Prescription drug abuse prevention is one of the core measures of effectiveness for local DFC coalitions, and coalitions nationwide have led innovative opioid prevention initiatives. DFC’s 2016 National Evaluation End-of-Year Report found that at least 97% of middle school and 93% of high school youth report that they have not illicitly used prescription drugs in the past 30-days in DFC communities. Additionally, perception of risk of illicit prescription drug use was generally high (80-84%). The report also found that perceived risk of illicit use of prescription drugs was very similar to perceived risk of tobacco use (80-83%), and was higher than for both alcohol (69-73%) and marijuana use (53-73%). Finally, the report detailed that peer disapproval of illicit prescription drug use increased significantly for both age groups within all DFC coalitions.

The Drug-Free Communities (DFC) Support Program, created by the Drug-Free Communities Act of 1997, is the Nation’s leading effort to mobilize communities to prevent youth substance use. Directed by the White House Office of National Drug Control Policy (ONDCP), in partnership with the Substance Abuse and Mental Health Services Administration (SAMHSA), the DFC Program provides grants to community coalitions to strengthen the infrastructure among local partners to create and sustain a reduction in local youth substance use.

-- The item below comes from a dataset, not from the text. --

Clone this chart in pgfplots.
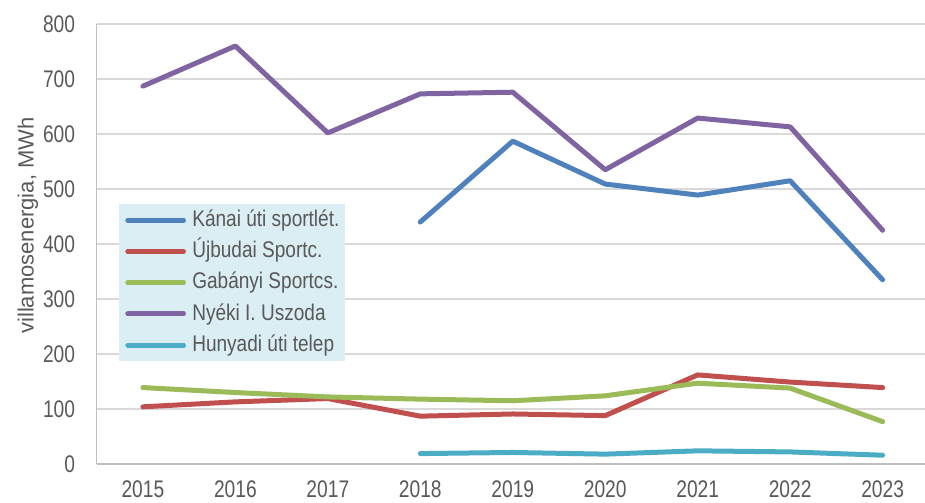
\documentclass[border=0pt]{standalone}
\usepackage{fontspec}
\setmainfont{Liberation Sans}
\newfontfamily\tickfont{Liberation Sans}[FakeStretch=0.8]
\newfontfamily\legfont{Liberation Sans}[FakeStretch=0.84]
\usepackage{pgfplots}
\usepackage{pgfplotstable}
\pgfplotsset{compat=1.18}
\definecolor{txt}{HTML}{595959}
\definecolor{gridc}{HTML}{D9D9D9}
\definecolor{axc}{HTML}{BFBFBF}
\definecolor{legfill}{HTML}{DAEEF3}
\definecolor{cblue}{HTML}{4F81BD}
\definecolor{cred}{HTML}{C0504D}
\definecolor{cgreen}{HTML}{9BBB59}
\definecolor{cpurple}{HTML}{8064A2}
\definecolor{cteal}{HTML}{4BACC6}
\pgfplotstableread{
year kanai ujbudai gabanyi nyeki hunyadi
2015 nan 104 139 687 nan
2016 nan 113 130 760 nan
2017 nan 119 122 602 nan
2018 440 87 118 673 19
2019 587 91 115 676 21
2020 509 88 124 535 18
2021 489 162 147 629 24
2022 515 149 138 613 22
2023 335 139 77 425 16
}\datatable
\begin{document}
\begin{tikzpicture}
\path[use as bounding box] (-72.5pt,-28.5pt) rectangle (621.2pt,348pt);
\begin{axis}[
  at={(0pt,0pt)}, anchor=south west,
  scale only axis, width=621.2pt, height=330pt,
  xmin=2014.5, xmax=2023.458, ymin=0, ymax=800,
  xtick={2015,2016,...,2023}, ytick={0,100,...,800},
  xticklabels={2015,2016,2017,2018,2019,2020,2021,2022,2023},
  major tick length=0pt,
  axis lines*=left,
  axis line style={draw=axc, line width=1pt, -},
  ymajorgrids, grid style={draw=gridc, line width=1pt},
  tick label style={font=\tickfont\fontsize{18}{20}\selectfont, text=txt, inner sep=0pt},
  yticklabel style={anchor=east, xshift=-16pt},
  xticklabel style={anchor=north, yshift=-12pt},
  /pgf/number format/assume math mode=true,
  /pgf/number format/1000 sep={},
  ylabel={villamosenergia, MWh},
  ylabel style={at={(axis description cs:-0.0829,0.542)}, anchor=center, font=\fontsize{16.5}{18}\selectfont, text=txt, inner sep=0pt},
  legend style={at={(axis description cs:0.0270,0.5909)}, anchor=north west, fill=legfill, draw=none,
    inner xsep=4.5pt, inner ysep=4pt, font=\legfont\fontsize{17}{19}\selectfont, text=txt, row sep=7.4pt,
    nodes={inner sep=0pt, text height=12.7pt, text depth=3.3pt},
    /tikz/every odd column/.style={column sep=4.9pt}},
  legend cell align=left,
  legend image code/.code={\path (0pt,0pt) -- (41.6pt,0pt); \draw[#1, line width=3.75pt, line cap=round] (4.9pt,0pt) -- (41.6pt,0pt);},
]
\addplot[cblue, line width=3.75pt, line join=round, line cap=round] table[x=year,y=kanai]{\datatable};
\addlegendentry{Kánai úti sportlét.}
\addplot[cred, line width=3.75pt, line join=round, line cap=round] table[x=year,y=ujbudai]{\datatable};
\addlegendentry{Újbudai Sportc.}
\addplot[cgreen, line width=3.75pt, line join=round, line cap=round] table[x=year,y=gabanyi]{\datatable};
\addlegendentry{Gabányi Sportcs.}
\addplot[cpurple, line width=3.75pt, line join=round, line cap=round] table[x=year,y=nyeki]{\datatable};
\addlegendentry{Nyéki I. Uszoda}
\addplot[cteal, line width=3.75pt, line join=round, line cap=round] table[x=year,y=hunyadi]{\datatable};
\addlegendentry{Hunyadi úti telep}
\end{axis}
\end{tikzpicture}
\end{document}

According to 2016 data, an estimated 3,200 young people per day between the ages of 12 and 17 used drugs for the first time in the preceding year. Research also indicates that high school seniors are more likely to smoke marijuana than cigarettes. 88% of DFC coalitions indicate that they focus on heroin, prescription drugs, or both, which is reflective of the ongoing national opioid crisis. Furthermore, 16% of high school seniors in 2016 reported binge drinking (i.e., 5 or more drinks in a row) in the past two weeks.

Recognizing that local problems need local solutions, DFC-funded coalitions engage multiple sectors of the community and employ a variety of environmental strategies to address local drug problems. Coalitions are comprised of community leaders, parents, youth, teachers, religious and fraternal organizations, healthcare and business professionals, law enforcement, and media. By involving the community in a solution-oriented approach, DFC also helps those youth at risk for substance use recognize that the majority of our Nation’s youth choose not to use drugs.

DFC-funded community coalitions continue to make progress towards achieving the goal of preventing and reducing youth substance use.